There was much to incline Mericour to accept this counsel. He had had much conversation with Mr. Adderley, and had attended his ministrations in the chapel, and both satisfied him far better than what he had seen among the French Calninists; and the peace and family affection of the two houses were like a new world to him. But he had not yet made up his mind to that absolute disavowal of his own branch of the Church, which alone could have rendered him eligible for any foundation at Oxford. His attainments in classics would, Mr. Adderley thought, reach such a standard as to gain one of the very few scholarships open to foreigners; and his noble blood revolted at becoming a pensioner of Leicester’s, or of any other nobleman.

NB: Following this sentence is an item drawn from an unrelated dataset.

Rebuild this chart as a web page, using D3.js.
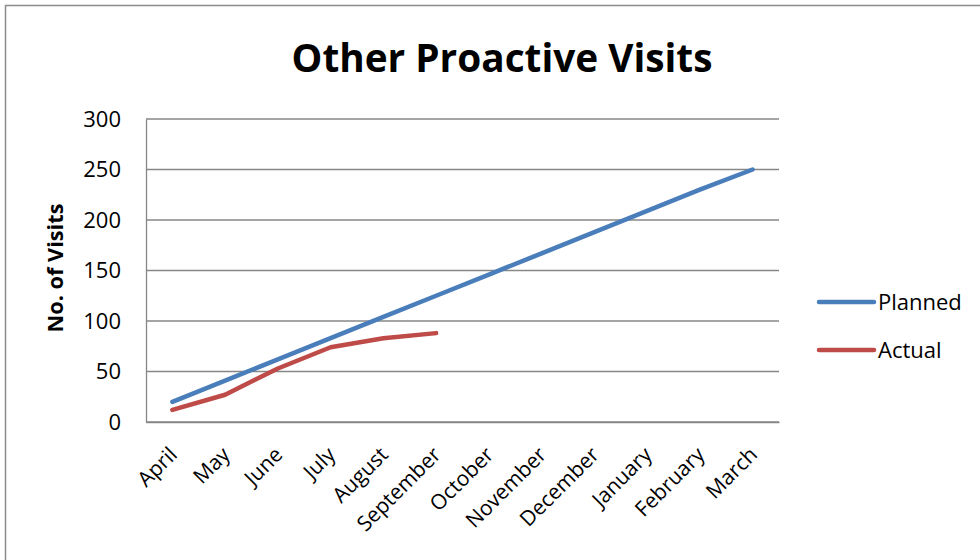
<!DOCTYPE html>
<html><head><meta charset="utf-8">
<script src="https://cdn.jsdelivr.net/npm/d3@7"></script>
<style>
html,body{margin:0;padding:0;background:#fff;}
svg{display:block;font-family:"Open Sans","Noto Sans",sans-serif;}
</style></head>
<body>
<svg id="chart" width="980" height="560"></svg>
<script>
const months = ["April","May","June","July","August","September","October","November","December","January","February","March"];
const planned = [20, 41, 62, 83, 104, 125, 146, 167, 188, 209, 230, 250];
const actual = [12, 27, 53, 74, 83, 88];
const yTicks = [0, 50, 100, 150, 200, 250, 300];
const seriesNames = ["Planned", "Actual"];
const seriesColors = ["#4a7ebb", "#be4b48"];
const titleText = "Other Proactive Visits";
const yLabelText = "No. of Visits";

const svg = d3.select("#chart");
const plot = {left: 146, right: 779, top: 119, bottom: 422};

// outer chart border
svg.append("rect").attr("x", 5.5).attr("y", 5.5).attr("width", 1000).attr("height", 600)
  .attr("fill", "#fff").attr("stroke", "#8c8c8c").attr("stroke-width", 1.5);

const x = d3.scaleBand().domain(months).range([plot.left, plot.right]);
const y = d3.scaleLinear().domain([0, 300]).range([plot.bottom, plot.top]);

// gridlines
svg.append("g").selectAll("line").data(yTicks).join("line")
  .attr("x1", plot.left).attr("x2", plot.right)
  .attr("y1", d => y(d)).attr("y2", d => y(d))
  .attr("stroke", "#878787").attr("stroke-width", 1.3);

// y axis
const yAxis = svg.append("g").attr("transform", `translate(${plot.left},0)`)
  .call(d3.axisLeft(y).tickValues(yTicks).tickSize(0).tickPadding(25));
yAxis.select(".domain").attr("stroke", "#878787").attr("stroke-width", 1.3);
yAxis.selectAll("text").attr("font-size", 22).attr("fill", "#000")
  .attr("font-family", "'Open Sans','Noto Sans',sans-serif");

// x axis
const xAxis = svg.append("g").attr("transform", `translate(0,${plot.bottom})`)
  .call(d3.axisBottom(x).tickSize(0).tickPadding(0));
xAxis.select(".domain").attr("stroke", "#878787").attr("stroke-width", 1.3);
xAxis.selectAll("text")
  .attr("font-size", 21).attr("fill", "#000")
  .attr("font-family", "'Open Sans','Noto Sans',sans-serif")
  .attr("text-anchor", "end")
  .attr("dy", 0)
  .attr("transform", `translate(6,34) rotate(-45)`)
  .attr("y", 0).attr("x", 0);

// lines
const cx = (d, i) => x(months[i]) + x.bandwidth() / 2;
const line = d3.line().x((d, i) => cx(d, i)).y(d => y(d));
[planned, actual].forEach((s, k) => {
  svg.append("path").datum(s).attr("d", line)
    .attr("fill", "none").attr("stroke", seriesColors[k])
    .attr("stroke-width", 4.5).attr("stroke-linejoin", "round").attr("stroke-linecap", "round");
});

// title
const title = svg.append("text").attr("x", 502).attr("y", 72)
  .attr("text-anchor", "middle").attr("font-weight", "bold").attr("font-size", 38)
  .attr("fill", "#000").text(titleText);
(function fit(t, w){ const l = t.node().getComputedTextLength(); const fs = +t.attr("font-size"); t.attr("font-size", fs * w / l); })(title, 421);

// y label
const yl = svg.append("text").attr("transform", "translate(63,268) rotate(-90)")
  .attr("text-anchor", "middle").attr("font-weight", "bold").attr("font-size", 21)
  .attr("fill", "#000").text(yLabelText);
(function fit(t, w){ const l = t.node().getComputedTextLength(); const fs = +t.attr("font-size"); t.attr("font-size", fs * w / l); })(yl, 129);

// legend
const lg = svg.append("g");
seriesNames.forEach((n, k) => {
  const ly = 302 + k * 48;
  lg.append("line").attr("x1", 819).attr("x2", 874).attr("y1", ly).attr("y2", ly)
    .attr("stroke", seriesColors[k]).attr("stroke-width", 4.5).attr("stroke-linecap", "round");
  lg.append("text").attr("x", 878).attr("y", ly).attr("dy", "0.35em")
    .attr("font-size", 22).attr("fill", "#000").text(n);
});
</script>
</body></html>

Lord Walwyn, upon this, made an earnest offer of his hospitality, and entreated the young man to remain at Hurst Walwyn till the return of Berenger and Philip, during which time he might study under the directions of Mr. Adderley, and come to a decision whether to seek reconciliation with his native Church and his brother, or to remain in England. In this latter case, he might perhaps accompany both the youths to Oxford, for, in spite of Berenger’s marriage, his education was still not supposed to be complete. And when Mericour still demurred with reluctance to become a burden on the bounty of the noble house, he was reminded gracefully of the debt of gratitude that the family owed to him for the relief he had brought to Berenger; and, moreover, Dame Annora giggled out that, ’if he would teach Nan and Bess to speak and read French and Italian, it would be worth something to them.’ The others of the family would have hushed up this uncalled-for proposal; but Mericour caught at it as the most congenial mode of returning the obligation. Every morning he undertook to walk or ride over to the Manor, and there gave his lessons to the young ladies, with whom he was extremely popular. He was a far more brilliant teacher than Lucy, and ten thousand times preferable to Mr. Adderley, who had once begun to teach Annora her accidence with lamentable want of success.
CHAPTER XXIII. THE EMPTY CRADLE
Eager to know
The worst, and with that fatal certainty
To terminate intolerable dread,
He spurred his courser forward—all his fears
Too surely are fulfilled.—SOUTHEY
Contrary winds made the voyage of the THROSTLE much more tardy than had been reckoned on by Berenger’s impatience; but hope was before him, and he often remembered his days in the little vessel as much happier than he had known them to be at the time.